Home News Over 100 trained to roll out filaria impact survey
The scheduled implementation of the 2023 Ivermectin, Diethylcarbamazine and Albendazole (IDA) Impact Survey (IIS) to confirm Guyana’s Lymphatic Filariasis (LF) infection status will be conducted by over 100 trained field agents.
The Pan American Health Organisation/World Health Organisation (PAHO/WHO), Centers for Disease Control and Prevention (CDC), and Task Force for Global Health (TFGH), in collaboration with the Ministry of Health (MOH), conducted a week-long in-person training in preparation for the survey.
The survey is to confirm that the Lymphatic Filariasis (LF) infection status has been reduced to a level where it can be considered as no longer a public health issue in Guyana and subsequently continue with other key activities towards certification of its elimination in the country.
Some 130 participants were selected and trained on the concepts, methods, and tools to implement IIS in Guyana, which will roll out in February and April. The team also implemented a two-day pilot in a selected location in Central Georgetown to conduct validation of the sampling procedures and survey questions, laboratory testing, data entry, estimation of the duration of the data collection, and to understand, detect, and prevent imminent challenges that could arise during the fieldwork.
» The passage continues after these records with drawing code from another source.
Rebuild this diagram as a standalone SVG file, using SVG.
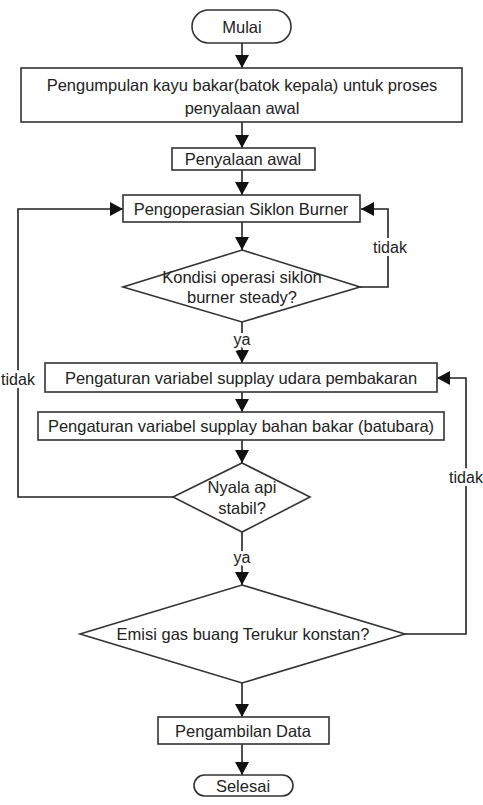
<svg xmlns="http://www.w3.org/2000/svg" width="483" height="805" viewBox="0 0 483 805">
<style>
.s{fill:#fff;stroke:#333;stroke-width:1.6}
.t{font-family:"Liberation Sans",Arial,sans-serif;font-size:16.5px;fill:#222;text-anchor:middle}
.c{fill:none;stroke:#222;stroke-width:1.6}
.l{font-family:"Liberation Sans",Arial,sans-serif;font-size:16px;fill:#222;text-anchor:middle;stroke:#fff;stroke-width:6;paint-order:stroke;stroke-linejoin:round}
</style>
<defs>
<marker id="ah" markerUnits="userSpaceOnUse" markerWidth="14" markerHeight="14" viewBox="0 0 14 14" refX="13" refY="7" orient="auto">
<path d="M0,0 L13,7 L0,14 Z" fill="#111"/>
</marker>
</defs>
<g id="connectors">
<line class="c" x1="242" y1="43" x2="242" y2="68" marker-end="url(#ah)"/>
<line class="c" x1="242" y1="122" x2="242" y2="148" marker-end="url(#ah)"/>
<line class="c" x1="242" y1="170" x2="242" y2="195" marker-end="url(#ah)"/>
<line class="c" x1="242" y1="222" x2="242" y2="250" marker-end="url(#ah)"/>
<line class="c" x1="242" y1="322" x2="242" y2="363" marker-end="url(#ah)"/>
<polyline class="c" points="360,287 388,287 388,209 361,209" marker-end="url(#ah)"/>
<line class="c" x1="242" y1="392" x2="242" y2="412" marker-end="url(#ah)"/>
<line class="c" x1="242" y1="440" x2="242" y2="463" marker-end="url(#ah)"/>
<polyline class="c" points="173,497 18,497 18,209 123,209" marker-end="url(#ah)"/>
<line class="c" x1="242" y1="532" x2="242" y2="585" marker-end="url(#ah)"/>
<polyline class="c" points="405,634 466,634 466,378 437,378" marker-end="url(#ah)"/>
<line class="c" x1="242" y1="683" x2="242" y2="717" marker-end="url(#ah)"/>
<line class="c" x1="242" y1="744" x2="242" y2="775" marker-end="url(#ah)"/>
<text class="l" x="390" y="253">tidak</text>
<text class="l" x="242" y="345">ya</text>
<text class="l" x="18" y="385">tidak</text>
<text class="l" x="242" y="563">ya</text>
<text class="l" x="466" y="483">tidak</text>
</g>
<g id="mulai">
<rect class="s" x="192" y="10" width="99" height="33" rx="16.5"/>
<text class="t" x="242" y="32.5">Mulai</text>
</g>
<g id="pengumpulan">
<rect class="s" x="21" y="68" width="441" height="54"/>
<text class="t" x="242" y="91">Pengumpulan kayu bakar(batok kepala) untuk proses</text>
<text class="t" x="242" y="114">penyalaan awal</text>
</g>
<g id="penyalaan">
<rect class="s" x="172" y="148" width="143" height="22"/>
<text class="t" x="243" y="165">Penyalaan awal</text>
</g>
<g id="pengoperasian">
<rect class="s" x="123" y="195" width="237" height="27"/>
<text class="t" x="241" y="214.5">Pengoperasian Siklon Burner</text>
</g>
<g id="kondisi">
<polygon class="s" points="242,250 360,287 242,322 123,287"/>
<text class="t" x="242" y="283">Kondisi operasi siklon</text>
<text class="t" x="242" y="303">burner steady?</text>
</g>
<g id="udara">
<rect class="s" x="45" y="363" width="392" height="29"/>
<text class="t" x="241" y="383.5">Pengaturan variabel supplay udara pembakaran</text>
</g>
<g id="bahan">
<rect class="s" x="38" y="412" width="406" height="28"/>
<text class="t" x="241" y="432">Pengaturan variabel supplay bahan bakar (batubara)</text>
</g>
<g id="nyala">
<polygon class="s" points="242,463 310,497 242,532 173,497"/>
<text class="t" x="242" y="493">Nyala api</text>
<text class="t" x="242" y="514">stabil?</text>
</g>
<g id="emisi">
<polygon class="s" points="242,585 405,634 242,683 80,634"/>
<text class="t" x="243" y="640">Emisi gas buang Terukur konstan?</text>
</g>
<g id="pengambilan">
<rect class="s" x="158" y="717" width="171" height="27"/>
<text class="t" x="243" y="736.5">Pengambilan Data</text>
</g>
<g id="selesai">
<rect class="s" x="194" y="775" width="99" height="21" rx="10.5"/>
<text class="t" x="243" y="791.5">Selesai</text>
</g>
</svg>
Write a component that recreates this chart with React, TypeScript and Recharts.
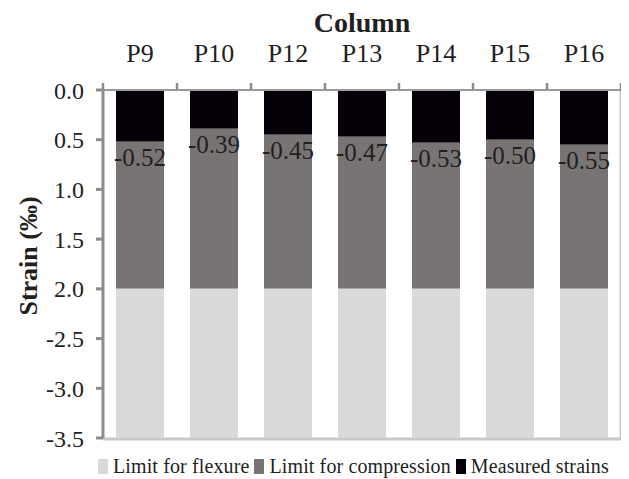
import React from 'react';
import { BarChart, Bar, XAxis, YAxis, Legend, LabelList, CartesianGrid } from 'recharts';

const categories = ['P9', 'P10', 'P12', 'P13', 'P14', 'P15', 'P16'];
const measuredStrains = [0.52, 0.39, 0.45, 0.47, 0.53, 0.5, 0.55];
const compressionLimit = [2.0, 2.0, 2.0, 2.0, 2.0, 2.0, 2.0];
const flexureLimit = [3.5, 3.5, 3.5, 3.5, 3.5, 3.5, 3.5];
const yTicks = [0, 0.5, 1, 1.5, 2, 2.5, 3, 3.5];
const yTickLabels = ['0.0', '0.5', '1.0', '1.5', '2.0', '-2.5', '-3.0', '-3.5'];
const seriesNames = ['Limit for flexure', 'Limit for compression', 'Measured strains'];
const seriesColors = ['#d9d9d9', '#797474', '#050008'];

const data = categories.map((name, i) => ({
  name,
  measured: measuredStrains[i],
  compression: compressionLimit[i] - measuredStrains[i],
  flexure: flexureLimit[i] - compressionLimit[i],
  label: -measuredStrains[i],
}));

const FONT = '"Liberation Serif", "DejaVu Serif", serif';
const TEXT = '#231f20';
const AXIS = '#8c8c8c';
const BORDER = '#c8c8c8';

const BarValueLabel = (props: any) => {
  const { x, y, width, height, value } = props;
  const bottom = Math.max(Number(y), Number(y) + Number(height));
  return (
    <text
      x={Number(x) + Number(width) / 2}
      y={bottom + 24}
      textAnchor="middle"
      fontFamily={FONT}
      fontSize={25}
      fill={TEXT}
    >
      {Number(value).toFixed(2)}
    </text>
  );
};

const TopTick = (props: any) => {
  const { x, y, payload, index } = props;
  const off = payload && payload.offset ? payload.offset : 37;
  const axisY = y + 28;
  return (
    <g>
      <text x={x} y={y} textAnchor="middle" fontFamily={FONT} fontSize={26} fill={TEXT}>
        {payload.value}
      </text>
      <line x1={x + off} x2={x + off} y1={axisY} y2={axisY - 7} stroke={AXIS} strokeWidth={2.5} />
      {index === 0 && (
        <line x1={x - off} x2={x - off} y1={axisY} y2={axisY - 7} stroke={AXIS} strokeWidth={2.5} />
      )}
    </g>
  );
};

const YTitleLabel = (props: any) => {
  const vb = props.viewBox || {};
  const cx = vb.x + 20;
  const cy = vb.y + vb.height / 2 - 8;
  return (
    <text
      x={cx}
      y={cy}
      transform={`rotate(-90, ${cx}, ${cy})`}
      textAnchor="middle"
      dominantBaseline="central"
      fontFamily={FONT}
      fontSize={26}
      fontWeight="bold"
      fill={TEXT}
    >
      Strain (‰)
    </text>
  );
};

const LegendContent = () => (
  <div
    style={{
      display: 'flex',
      alignItems: 'center',
      marginLeft: 90,
      paddingTop: 17,
      fontFamily: FONT,
      fontSize: 20,
      letterSpacing: 0.12,
      color: TEXT,
      whiteSpace: 'nowrap',
    }}
  >
    {seriesNames.map((n, i) => (
      <div key={n} style={{ display: 'flex', alignItems: 'center', marginRight: 5 }}>
        <span
          style={{
            display: 'inline-block',
            width: 10,
            height: 15,
            background: seriesColors[i],
            marginRight: 5,
          }}
        />
        <span>{n}</span>
      </div>
    ))}
  </div>
);

export default function App() {
  return (
    <div style={{ position: 'relative', width: 621, height: 471 }}>
      <div
        style={{
          position: 'absolute',
          left: 95,
          width: 518,
          top: 0,
          textAlign: 'center',
          fontFamily: FONT,
          fontSize: 28,
          fontWeight: 'bold',
          color: TEXT,
          lineHeight: '30px',
        }}
      >
        Column
      </div>
      <BarChart
        width={621}
        height={471}
        data={data}
        margin={{ top: 30, right: 8, bottom: 0, left: 0 }}
        barSize={48}
      >
        <CartesianGrid
          horizontal={false}
          vertical
          stroke={BORDER}
          strokeWidth={3}
          verticalCoordinatesGenerator={({ offset }: any) => [offset.left + offset.width]}
        />
        <CartesianGrid
          vertical={false}
          horizontal
          stroke={BORDER}
          strokeWidth={3}
          horizontalCoordinatesGenerator={({ offset }: any) => [offset.top + offset.height + 1]}
        />
        <XAxis
          xAxisId="main"
          dataKey="name"
          orientation="top"
          height={52}
          tickLine={false}
          tickSize={0}
          tickMargin={28}
          axisLine={{ stroke: '#9a9a9a', strokeWidth: 2 }}
          tick={<TopTick />}
          interval={0}
        />
        <YAxis
          yAxisId={0}
          type="number"
          domain={[0, 3.5]}
          ticks={yTicks}
          reversed
          width={95}
          interval={0}
          tickFormatter={(v: number) => yTickLabels[yTicks.indexOf(v)] ?? String(v)}
          tick={{ fontFamily: FONT, fontSize: 24, fill: TEXT }}
          tickSize={7}
          tickMargin={12}
          tickLine={{ stroke: AXIS, strokeWidth: 3 }}
          axisLine={{ stroke: AXIS, strokeWidth: 3 }}
          label={<YTitleLabel />}
        />
        <Legend verticalAlign="bottom" height={41} content={<LegendContent />} />
        <Bar
          dataKey="measured"
          stackId="a"
          xAxisId="main"
          yAxisId={0}
          fill={seriesColors[2]}
          name={seriesNames[2]}
          isAnimationActive={false}
        >
          <LabelList dataKey="label" content={<BarValueLabel />} />
        </Bar>
        <Bar
          dataKey="compression"
          stackId="a"
          xAxisId="main"
          yAxisId={0}
          fill={seriesColors[1]}
          name={seriesNames[1]}
          isAnimationActive={false}
        />
        <Bar
          dataKey="flexure"
          stackId="a"
          xAxisId="main"
          yAxisId={0}
          fill={seriesColors[0]}
          name={seriesNames[0]}
          isAnimationActive={false}
        />
      </BarChart>
    </div>
  );
}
PAHO shared that Guyana is one of four countries in the Region of the Americas where LF caused by Wuchereria bancrofti is still endemic. In 2018, based on the evidence of the effectiveness and safety of the IDA regimen, the Ministry of Health, Guyana, decided to use the triple medication in the eight endemic areas (implementation units, IUs).
“The upcoming IIS is the first in a series of surveys to assess LF transmission in the country. Guyana’s trailblazing efforts on LF elimination are part of its commitment to champion integrated disease elimination stated in its National Action Plan for Neglected Infectious Diseases 2022 – 2027,” PAHO stated.
Persons eligible to participate are adults aged 20 and over, and persons who have agreed to participate. They can assist by volunteering to be part of the survey, signing a consent letter and giving a finger prick sample to assess their current filaria status.
If a person decides to participate, they will be asked questions such as age, nationality and filaria mass drug administration participation after giving their consent. Thereafter, a prick will be given on the lesser used hand and a small amount of blood will be taken. This result will be ready within three days.
Individuals diagnosed with filaria will be given free treatment to get rid of the infection. Treatment will include Albendaole, DEC, and Ivermectin – tablets which kill young worms and sterilise adult worms. Results of the test will only be known to the individual and the principal investigator of the study. Samples will be processed using barcodes and stored in an encrypted electronic file.